Exercise:
Scan each line of the records for the word "script" and extract the ones that have it.

-- -- --

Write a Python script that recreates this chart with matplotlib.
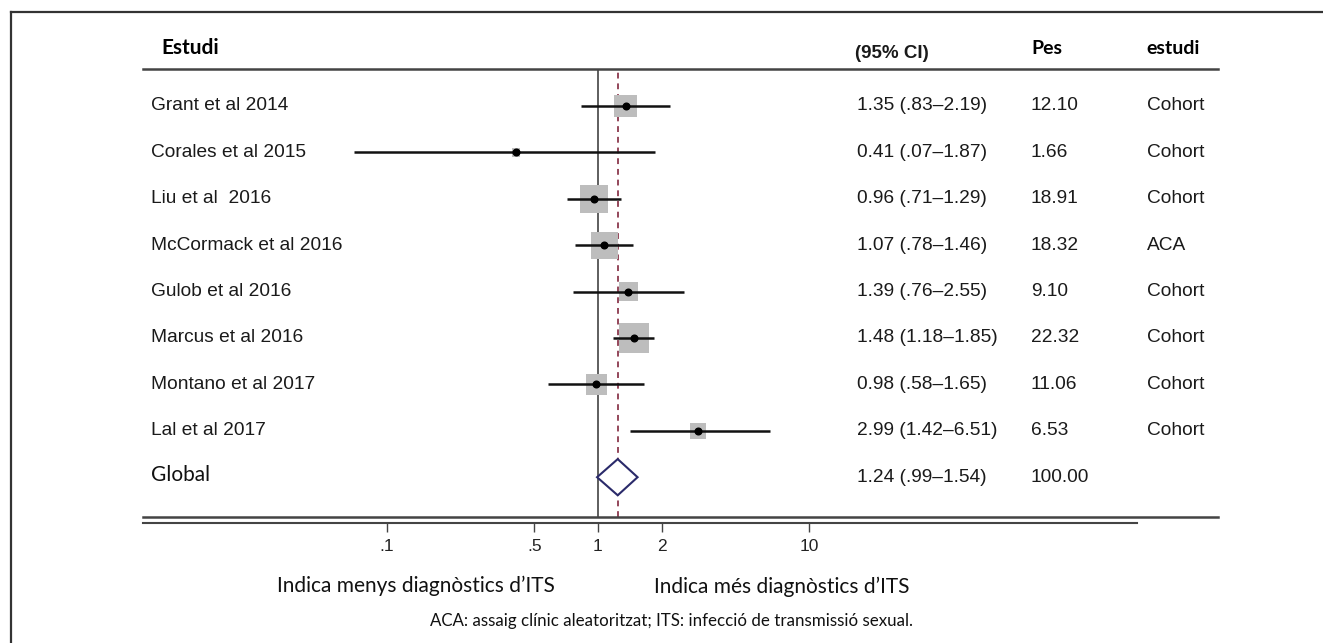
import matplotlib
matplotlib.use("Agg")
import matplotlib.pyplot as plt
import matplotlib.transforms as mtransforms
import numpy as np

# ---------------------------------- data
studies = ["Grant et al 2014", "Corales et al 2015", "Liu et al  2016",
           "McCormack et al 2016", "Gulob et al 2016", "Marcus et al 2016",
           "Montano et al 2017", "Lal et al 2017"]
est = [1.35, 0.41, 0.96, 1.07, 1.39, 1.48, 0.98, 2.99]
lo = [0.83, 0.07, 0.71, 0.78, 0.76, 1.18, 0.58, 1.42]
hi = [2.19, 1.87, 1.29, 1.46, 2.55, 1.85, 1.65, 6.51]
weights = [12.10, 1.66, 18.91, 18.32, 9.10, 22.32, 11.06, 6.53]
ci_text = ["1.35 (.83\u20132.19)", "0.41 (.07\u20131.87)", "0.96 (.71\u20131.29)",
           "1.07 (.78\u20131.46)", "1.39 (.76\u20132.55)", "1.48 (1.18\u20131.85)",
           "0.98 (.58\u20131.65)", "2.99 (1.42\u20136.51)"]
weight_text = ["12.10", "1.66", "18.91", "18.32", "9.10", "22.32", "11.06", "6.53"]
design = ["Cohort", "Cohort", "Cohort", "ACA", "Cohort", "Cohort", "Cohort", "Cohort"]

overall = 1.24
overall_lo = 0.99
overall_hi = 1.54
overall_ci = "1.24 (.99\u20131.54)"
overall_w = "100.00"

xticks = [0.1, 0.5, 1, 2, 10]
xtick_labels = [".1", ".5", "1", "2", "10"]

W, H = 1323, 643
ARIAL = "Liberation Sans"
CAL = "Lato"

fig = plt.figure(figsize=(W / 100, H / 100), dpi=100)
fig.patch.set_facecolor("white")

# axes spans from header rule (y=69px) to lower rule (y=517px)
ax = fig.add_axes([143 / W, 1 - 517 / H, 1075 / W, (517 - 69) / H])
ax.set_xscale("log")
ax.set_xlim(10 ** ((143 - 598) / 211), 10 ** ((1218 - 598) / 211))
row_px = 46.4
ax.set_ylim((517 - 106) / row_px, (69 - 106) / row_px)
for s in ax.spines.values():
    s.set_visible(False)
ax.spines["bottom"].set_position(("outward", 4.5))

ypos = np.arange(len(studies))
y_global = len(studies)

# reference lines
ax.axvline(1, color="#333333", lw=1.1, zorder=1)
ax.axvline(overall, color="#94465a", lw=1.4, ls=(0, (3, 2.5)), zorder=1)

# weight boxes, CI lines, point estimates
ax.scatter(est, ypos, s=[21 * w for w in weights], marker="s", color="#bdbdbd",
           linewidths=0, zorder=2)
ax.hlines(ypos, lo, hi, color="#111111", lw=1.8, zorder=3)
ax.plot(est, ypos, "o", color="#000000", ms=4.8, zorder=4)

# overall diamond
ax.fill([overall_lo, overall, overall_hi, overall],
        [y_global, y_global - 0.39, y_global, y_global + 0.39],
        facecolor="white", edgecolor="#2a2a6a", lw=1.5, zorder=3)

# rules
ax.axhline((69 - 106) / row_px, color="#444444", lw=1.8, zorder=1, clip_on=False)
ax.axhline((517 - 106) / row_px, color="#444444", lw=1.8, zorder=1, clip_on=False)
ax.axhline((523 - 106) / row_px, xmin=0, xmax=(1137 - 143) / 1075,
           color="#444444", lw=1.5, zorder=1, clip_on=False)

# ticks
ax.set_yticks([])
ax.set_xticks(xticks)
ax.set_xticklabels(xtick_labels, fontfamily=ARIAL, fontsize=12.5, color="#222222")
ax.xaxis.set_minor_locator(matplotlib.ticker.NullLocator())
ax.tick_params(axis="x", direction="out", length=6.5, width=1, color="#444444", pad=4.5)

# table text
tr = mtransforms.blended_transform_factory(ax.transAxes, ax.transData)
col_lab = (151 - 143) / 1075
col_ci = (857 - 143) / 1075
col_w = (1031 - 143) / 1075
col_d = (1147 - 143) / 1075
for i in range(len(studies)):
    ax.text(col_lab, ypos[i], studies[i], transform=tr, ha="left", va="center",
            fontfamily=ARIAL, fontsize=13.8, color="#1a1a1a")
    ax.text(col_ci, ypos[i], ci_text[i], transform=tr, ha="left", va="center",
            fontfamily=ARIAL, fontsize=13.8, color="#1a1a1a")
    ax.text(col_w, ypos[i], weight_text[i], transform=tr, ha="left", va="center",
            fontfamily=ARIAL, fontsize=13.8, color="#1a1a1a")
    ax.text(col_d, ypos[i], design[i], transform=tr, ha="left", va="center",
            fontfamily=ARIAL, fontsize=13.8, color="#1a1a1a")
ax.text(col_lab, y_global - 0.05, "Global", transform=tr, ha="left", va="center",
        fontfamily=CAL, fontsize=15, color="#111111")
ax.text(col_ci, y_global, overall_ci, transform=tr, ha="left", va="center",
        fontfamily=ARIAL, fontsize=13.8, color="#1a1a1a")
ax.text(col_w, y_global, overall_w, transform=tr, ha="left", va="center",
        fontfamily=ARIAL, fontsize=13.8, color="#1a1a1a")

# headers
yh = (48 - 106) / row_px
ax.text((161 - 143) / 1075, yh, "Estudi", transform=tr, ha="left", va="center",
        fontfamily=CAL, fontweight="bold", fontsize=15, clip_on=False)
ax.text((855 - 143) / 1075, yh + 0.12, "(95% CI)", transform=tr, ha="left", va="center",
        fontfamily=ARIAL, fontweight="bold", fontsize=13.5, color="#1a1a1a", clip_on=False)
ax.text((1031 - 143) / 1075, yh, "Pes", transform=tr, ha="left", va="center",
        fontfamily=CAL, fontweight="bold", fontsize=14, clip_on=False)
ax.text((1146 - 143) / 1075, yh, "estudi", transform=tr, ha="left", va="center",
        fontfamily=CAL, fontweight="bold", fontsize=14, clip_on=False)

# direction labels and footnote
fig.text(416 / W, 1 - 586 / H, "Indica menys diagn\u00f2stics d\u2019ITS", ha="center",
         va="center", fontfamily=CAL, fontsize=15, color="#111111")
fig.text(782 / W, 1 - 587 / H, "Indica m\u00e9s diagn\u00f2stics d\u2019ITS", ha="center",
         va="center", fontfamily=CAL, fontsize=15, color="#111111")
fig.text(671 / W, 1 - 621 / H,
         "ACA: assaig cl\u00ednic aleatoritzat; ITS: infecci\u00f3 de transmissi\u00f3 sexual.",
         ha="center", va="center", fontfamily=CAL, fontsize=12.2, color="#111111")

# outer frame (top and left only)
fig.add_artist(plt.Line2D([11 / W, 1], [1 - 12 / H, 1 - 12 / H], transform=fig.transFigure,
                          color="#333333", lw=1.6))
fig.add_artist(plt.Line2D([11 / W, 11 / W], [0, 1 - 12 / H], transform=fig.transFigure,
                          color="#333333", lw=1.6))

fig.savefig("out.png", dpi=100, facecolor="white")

-- -- --

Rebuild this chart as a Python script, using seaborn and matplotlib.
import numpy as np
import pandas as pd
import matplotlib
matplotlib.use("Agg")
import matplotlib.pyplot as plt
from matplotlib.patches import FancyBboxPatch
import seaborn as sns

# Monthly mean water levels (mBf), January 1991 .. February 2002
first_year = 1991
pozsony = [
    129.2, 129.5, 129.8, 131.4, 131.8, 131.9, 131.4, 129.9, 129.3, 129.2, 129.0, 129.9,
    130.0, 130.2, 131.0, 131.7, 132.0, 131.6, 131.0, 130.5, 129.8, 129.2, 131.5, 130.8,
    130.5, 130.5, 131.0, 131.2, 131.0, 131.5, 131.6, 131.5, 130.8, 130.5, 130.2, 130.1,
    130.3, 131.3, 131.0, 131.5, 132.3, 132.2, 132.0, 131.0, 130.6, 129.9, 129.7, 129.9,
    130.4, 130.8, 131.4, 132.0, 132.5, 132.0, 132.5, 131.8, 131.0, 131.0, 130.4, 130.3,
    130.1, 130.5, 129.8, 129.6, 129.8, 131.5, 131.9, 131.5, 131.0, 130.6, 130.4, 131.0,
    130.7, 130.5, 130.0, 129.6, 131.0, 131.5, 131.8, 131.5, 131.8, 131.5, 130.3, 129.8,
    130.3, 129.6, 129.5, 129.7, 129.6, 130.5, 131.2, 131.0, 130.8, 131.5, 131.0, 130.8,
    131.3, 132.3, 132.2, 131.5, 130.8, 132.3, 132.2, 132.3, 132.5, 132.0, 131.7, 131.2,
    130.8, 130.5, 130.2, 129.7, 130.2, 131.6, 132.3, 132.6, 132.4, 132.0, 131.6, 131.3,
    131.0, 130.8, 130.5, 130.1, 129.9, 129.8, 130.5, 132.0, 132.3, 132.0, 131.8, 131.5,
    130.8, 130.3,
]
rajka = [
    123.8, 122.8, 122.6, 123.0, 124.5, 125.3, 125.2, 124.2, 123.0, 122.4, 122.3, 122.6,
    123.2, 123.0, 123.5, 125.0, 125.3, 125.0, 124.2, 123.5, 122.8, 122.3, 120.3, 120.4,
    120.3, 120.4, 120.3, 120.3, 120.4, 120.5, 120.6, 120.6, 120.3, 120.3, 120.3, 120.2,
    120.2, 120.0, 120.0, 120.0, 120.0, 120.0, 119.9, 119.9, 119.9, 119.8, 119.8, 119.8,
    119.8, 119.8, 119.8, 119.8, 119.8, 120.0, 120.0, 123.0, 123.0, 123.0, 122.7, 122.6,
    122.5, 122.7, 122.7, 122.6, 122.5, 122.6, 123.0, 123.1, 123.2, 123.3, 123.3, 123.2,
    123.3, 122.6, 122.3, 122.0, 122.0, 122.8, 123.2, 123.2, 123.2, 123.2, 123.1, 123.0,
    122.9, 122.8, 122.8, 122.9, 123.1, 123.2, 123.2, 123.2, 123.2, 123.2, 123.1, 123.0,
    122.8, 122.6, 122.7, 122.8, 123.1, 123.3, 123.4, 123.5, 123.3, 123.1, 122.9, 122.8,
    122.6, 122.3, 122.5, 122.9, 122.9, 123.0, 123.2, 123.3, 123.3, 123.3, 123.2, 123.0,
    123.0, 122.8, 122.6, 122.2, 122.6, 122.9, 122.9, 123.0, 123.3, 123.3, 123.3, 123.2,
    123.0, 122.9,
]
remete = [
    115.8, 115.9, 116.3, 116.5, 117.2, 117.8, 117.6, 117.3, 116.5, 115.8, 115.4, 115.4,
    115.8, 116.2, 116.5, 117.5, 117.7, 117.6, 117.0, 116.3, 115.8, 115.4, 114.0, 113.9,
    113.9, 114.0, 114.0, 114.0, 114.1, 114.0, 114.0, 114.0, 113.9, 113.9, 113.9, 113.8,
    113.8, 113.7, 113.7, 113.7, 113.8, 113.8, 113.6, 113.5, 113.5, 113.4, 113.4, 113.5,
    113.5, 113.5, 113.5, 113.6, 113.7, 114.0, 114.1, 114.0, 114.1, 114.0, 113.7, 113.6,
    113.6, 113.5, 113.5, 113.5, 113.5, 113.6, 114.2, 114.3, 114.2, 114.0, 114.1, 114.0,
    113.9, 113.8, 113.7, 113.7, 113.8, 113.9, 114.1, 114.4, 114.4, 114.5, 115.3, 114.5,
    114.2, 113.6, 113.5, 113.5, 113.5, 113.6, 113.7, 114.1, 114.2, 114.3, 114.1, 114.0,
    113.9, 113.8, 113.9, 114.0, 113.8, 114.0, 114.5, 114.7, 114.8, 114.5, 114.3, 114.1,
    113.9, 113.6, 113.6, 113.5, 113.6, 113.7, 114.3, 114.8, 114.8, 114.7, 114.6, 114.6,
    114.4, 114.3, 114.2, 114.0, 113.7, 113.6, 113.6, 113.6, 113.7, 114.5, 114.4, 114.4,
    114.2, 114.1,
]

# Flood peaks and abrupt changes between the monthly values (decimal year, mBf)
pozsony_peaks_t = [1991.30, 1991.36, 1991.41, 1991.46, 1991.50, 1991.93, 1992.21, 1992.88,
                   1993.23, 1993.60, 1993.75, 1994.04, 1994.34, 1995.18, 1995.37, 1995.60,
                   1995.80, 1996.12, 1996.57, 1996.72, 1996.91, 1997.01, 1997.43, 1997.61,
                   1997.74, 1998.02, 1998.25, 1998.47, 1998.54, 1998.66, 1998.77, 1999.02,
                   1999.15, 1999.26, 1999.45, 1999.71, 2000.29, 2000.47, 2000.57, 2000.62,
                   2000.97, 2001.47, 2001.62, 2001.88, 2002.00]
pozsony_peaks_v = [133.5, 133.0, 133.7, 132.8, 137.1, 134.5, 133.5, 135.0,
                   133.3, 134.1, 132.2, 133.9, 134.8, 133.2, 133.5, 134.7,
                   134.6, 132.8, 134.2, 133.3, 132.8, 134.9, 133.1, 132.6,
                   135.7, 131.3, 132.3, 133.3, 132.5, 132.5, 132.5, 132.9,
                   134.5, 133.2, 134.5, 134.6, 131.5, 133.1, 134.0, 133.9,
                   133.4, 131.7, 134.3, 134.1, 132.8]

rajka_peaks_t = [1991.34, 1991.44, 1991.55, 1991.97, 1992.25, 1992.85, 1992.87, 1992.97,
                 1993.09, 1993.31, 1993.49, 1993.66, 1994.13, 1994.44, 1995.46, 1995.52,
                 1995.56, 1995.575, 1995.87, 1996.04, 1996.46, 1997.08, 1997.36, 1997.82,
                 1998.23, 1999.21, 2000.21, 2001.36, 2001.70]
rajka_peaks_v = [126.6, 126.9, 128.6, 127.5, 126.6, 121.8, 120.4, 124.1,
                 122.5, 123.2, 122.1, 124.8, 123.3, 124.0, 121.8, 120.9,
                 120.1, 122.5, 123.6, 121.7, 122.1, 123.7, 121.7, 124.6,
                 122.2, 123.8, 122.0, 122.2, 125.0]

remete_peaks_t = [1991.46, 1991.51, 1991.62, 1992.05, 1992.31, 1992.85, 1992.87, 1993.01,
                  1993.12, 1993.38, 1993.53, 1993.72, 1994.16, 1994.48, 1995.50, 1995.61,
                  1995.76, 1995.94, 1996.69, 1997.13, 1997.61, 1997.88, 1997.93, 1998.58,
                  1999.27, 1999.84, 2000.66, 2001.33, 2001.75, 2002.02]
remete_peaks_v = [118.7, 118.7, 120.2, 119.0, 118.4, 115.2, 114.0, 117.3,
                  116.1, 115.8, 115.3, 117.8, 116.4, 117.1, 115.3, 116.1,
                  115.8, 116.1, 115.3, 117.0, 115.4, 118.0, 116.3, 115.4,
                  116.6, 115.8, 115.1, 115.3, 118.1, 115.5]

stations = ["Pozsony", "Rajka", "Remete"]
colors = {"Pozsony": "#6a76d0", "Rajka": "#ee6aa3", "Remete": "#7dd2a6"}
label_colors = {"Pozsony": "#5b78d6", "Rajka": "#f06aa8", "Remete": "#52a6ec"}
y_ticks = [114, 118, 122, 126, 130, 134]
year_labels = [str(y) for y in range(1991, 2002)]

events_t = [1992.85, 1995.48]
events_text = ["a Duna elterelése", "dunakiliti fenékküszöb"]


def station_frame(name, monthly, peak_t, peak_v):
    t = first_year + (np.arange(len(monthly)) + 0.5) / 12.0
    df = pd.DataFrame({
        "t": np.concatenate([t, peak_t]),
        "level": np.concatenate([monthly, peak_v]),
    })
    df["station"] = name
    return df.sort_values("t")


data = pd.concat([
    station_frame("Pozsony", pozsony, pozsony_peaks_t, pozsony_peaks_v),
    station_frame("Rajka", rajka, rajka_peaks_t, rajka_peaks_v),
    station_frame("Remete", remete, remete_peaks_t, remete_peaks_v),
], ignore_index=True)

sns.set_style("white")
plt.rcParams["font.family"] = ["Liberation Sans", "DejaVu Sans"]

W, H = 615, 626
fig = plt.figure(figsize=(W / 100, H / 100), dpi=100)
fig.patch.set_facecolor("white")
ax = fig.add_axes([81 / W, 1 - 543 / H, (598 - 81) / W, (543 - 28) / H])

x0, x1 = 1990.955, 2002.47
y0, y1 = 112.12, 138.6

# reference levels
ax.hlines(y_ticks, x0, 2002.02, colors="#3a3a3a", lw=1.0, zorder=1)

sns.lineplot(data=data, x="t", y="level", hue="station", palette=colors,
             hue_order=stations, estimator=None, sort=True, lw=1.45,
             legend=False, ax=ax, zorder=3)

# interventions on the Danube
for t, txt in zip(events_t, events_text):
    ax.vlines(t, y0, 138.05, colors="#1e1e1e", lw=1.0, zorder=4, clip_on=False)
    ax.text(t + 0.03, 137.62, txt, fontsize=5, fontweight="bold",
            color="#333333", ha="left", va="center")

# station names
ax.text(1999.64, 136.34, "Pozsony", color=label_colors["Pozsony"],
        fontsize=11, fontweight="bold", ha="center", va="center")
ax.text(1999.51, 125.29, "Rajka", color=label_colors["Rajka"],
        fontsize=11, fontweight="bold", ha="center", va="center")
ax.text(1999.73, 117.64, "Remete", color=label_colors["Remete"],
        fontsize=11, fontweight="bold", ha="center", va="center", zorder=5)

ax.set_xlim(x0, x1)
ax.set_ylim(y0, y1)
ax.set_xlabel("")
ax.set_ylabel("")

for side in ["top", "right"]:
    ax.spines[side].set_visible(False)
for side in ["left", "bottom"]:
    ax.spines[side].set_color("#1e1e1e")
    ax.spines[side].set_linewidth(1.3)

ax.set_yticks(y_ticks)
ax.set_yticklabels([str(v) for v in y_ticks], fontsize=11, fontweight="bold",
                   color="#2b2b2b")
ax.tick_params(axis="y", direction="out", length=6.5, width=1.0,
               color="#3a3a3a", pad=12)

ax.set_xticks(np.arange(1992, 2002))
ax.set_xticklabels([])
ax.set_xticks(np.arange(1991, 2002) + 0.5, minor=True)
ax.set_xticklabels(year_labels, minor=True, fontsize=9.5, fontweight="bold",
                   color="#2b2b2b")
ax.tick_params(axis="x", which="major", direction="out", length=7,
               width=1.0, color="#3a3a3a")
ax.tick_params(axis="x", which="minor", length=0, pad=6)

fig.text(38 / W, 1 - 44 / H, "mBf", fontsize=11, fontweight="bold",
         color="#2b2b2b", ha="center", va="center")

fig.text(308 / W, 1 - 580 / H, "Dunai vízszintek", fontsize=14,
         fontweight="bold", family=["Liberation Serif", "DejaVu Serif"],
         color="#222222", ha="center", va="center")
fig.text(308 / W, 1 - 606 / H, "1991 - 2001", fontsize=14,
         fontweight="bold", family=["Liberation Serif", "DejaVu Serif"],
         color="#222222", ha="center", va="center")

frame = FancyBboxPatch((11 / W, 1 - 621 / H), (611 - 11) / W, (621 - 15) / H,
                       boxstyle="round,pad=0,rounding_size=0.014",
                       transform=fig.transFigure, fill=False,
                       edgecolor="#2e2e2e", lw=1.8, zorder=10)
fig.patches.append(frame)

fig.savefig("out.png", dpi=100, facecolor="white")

-- -- --

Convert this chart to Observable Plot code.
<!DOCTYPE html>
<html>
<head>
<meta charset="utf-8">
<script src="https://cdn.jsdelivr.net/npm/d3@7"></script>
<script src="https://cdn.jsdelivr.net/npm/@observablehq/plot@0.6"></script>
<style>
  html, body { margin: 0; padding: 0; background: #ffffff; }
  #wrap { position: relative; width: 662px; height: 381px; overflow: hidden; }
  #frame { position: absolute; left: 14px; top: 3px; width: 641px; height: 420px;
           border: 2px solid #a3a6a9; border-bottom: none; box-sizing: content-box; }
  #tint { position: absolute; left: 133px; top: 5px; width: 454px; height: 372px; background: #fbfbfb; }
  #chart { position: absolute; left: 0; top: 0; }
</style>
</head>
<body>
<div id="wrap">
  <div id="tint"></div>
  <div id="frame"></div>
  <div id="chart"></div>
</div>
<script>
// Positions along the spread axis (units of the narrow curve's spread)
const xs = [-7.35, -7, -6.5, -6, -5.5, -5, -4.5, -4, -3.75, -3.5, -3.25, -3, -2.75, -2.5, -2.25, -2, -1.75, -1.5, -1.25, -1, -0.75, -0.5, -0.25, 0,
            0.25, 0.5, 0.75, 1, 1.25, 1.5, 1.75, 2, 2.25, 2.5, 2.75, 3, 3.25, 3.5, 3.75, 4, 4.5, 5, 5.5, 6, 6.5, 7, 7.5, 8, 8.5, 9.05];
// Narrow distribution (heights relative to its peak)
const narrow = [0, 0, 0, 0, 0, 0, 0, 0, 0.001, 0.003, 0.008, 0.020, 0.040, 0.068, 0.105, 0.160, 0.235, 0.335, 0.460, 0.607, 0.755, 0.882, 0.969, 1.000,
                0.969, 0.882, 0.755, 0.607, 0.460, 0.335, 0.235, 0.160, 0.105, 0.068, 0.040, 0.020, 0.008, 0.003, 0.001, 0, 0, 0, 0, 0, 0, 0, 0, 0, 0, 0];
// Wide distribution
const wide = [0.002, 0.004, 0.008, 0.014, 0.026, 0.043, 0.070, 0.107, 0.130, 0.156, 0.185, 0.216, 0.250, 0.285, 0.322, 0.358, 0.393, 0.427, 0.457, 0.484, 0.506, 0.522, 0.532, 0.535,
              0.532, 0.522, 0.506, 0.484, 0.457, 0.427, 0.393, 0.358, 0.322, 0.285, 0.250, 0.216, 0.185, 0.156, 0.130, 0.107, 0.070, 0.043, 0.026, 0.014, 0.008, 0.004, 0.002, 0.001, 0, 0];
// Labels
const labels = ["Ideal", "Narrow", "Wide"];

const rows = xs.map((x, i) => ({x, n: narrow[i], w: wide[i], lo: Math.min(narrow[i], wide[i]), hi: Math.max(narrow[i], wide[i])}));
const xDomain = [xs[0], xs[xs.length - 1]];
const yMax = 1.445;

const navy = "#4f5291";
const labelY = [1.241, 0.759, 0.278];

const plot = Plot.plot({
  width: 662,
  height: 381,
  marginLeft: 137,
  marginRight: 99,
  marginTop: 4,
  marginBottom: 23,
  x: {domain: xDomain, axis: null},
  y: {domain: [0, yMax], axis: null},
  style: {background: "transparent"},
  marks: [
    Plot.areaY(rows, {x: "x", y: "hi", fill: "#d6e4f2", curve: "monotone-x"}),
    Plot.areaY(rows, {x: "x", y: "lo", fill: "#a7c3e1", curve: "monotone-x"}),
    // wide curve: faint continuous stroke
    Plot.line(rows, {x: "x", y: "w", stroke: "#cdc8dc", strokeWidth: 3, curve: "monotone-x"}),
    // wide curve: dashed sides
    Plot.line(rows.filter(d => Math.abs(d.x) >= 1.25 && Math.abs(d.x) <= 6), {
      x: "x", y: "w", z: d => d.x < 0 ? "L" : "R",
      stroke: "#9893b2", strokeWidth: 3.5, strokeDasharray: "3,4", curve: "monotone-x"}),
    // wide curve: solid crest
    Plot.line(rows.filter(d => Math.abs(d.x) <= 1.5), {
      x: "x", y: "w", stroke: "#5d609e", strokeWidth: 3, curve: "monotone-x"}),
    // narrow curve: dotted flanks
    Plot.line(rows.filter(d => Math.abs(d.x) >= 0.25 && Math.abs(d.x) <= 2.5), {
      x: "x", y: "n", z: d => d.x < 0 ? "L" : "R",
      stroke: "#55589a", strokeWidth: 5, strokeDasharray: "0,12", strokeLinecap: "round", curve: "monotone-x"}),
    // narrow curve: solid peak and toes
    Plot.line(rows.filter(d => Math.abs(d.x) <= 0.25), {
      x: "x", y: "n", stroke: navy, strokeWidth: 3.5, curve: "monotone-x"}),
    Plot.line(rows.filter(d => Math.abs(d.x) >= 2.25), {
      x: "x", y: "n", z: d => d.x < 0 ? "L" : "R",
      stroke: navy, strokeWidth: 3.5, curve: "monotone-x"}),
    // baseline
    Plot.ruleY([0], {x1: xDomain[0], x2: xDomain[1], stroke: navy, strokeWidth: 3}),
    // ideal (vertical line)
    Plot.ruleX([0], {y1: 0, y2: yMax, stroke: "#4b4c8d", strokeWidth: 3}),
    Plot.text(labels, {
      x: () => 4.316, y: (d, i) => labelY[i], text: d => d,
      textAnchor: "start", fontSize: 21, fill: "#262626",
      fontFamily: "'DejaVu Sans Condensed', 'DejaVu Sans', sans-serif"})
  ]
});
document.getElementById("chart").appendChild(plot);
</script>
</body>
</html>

-- -- --

Response to the task:
Write a Python script that recreates this chart with matplotlib.
Rebuild this chart as a Python script, using seaborn and matplotlib.
<script src="https://cdn.jsdelivr.net/npm/d3@7"></script>
<script src="https://cdn.jsdelivr.net/npm/@observablehq/plot@0.6"></script>
<script>
</script>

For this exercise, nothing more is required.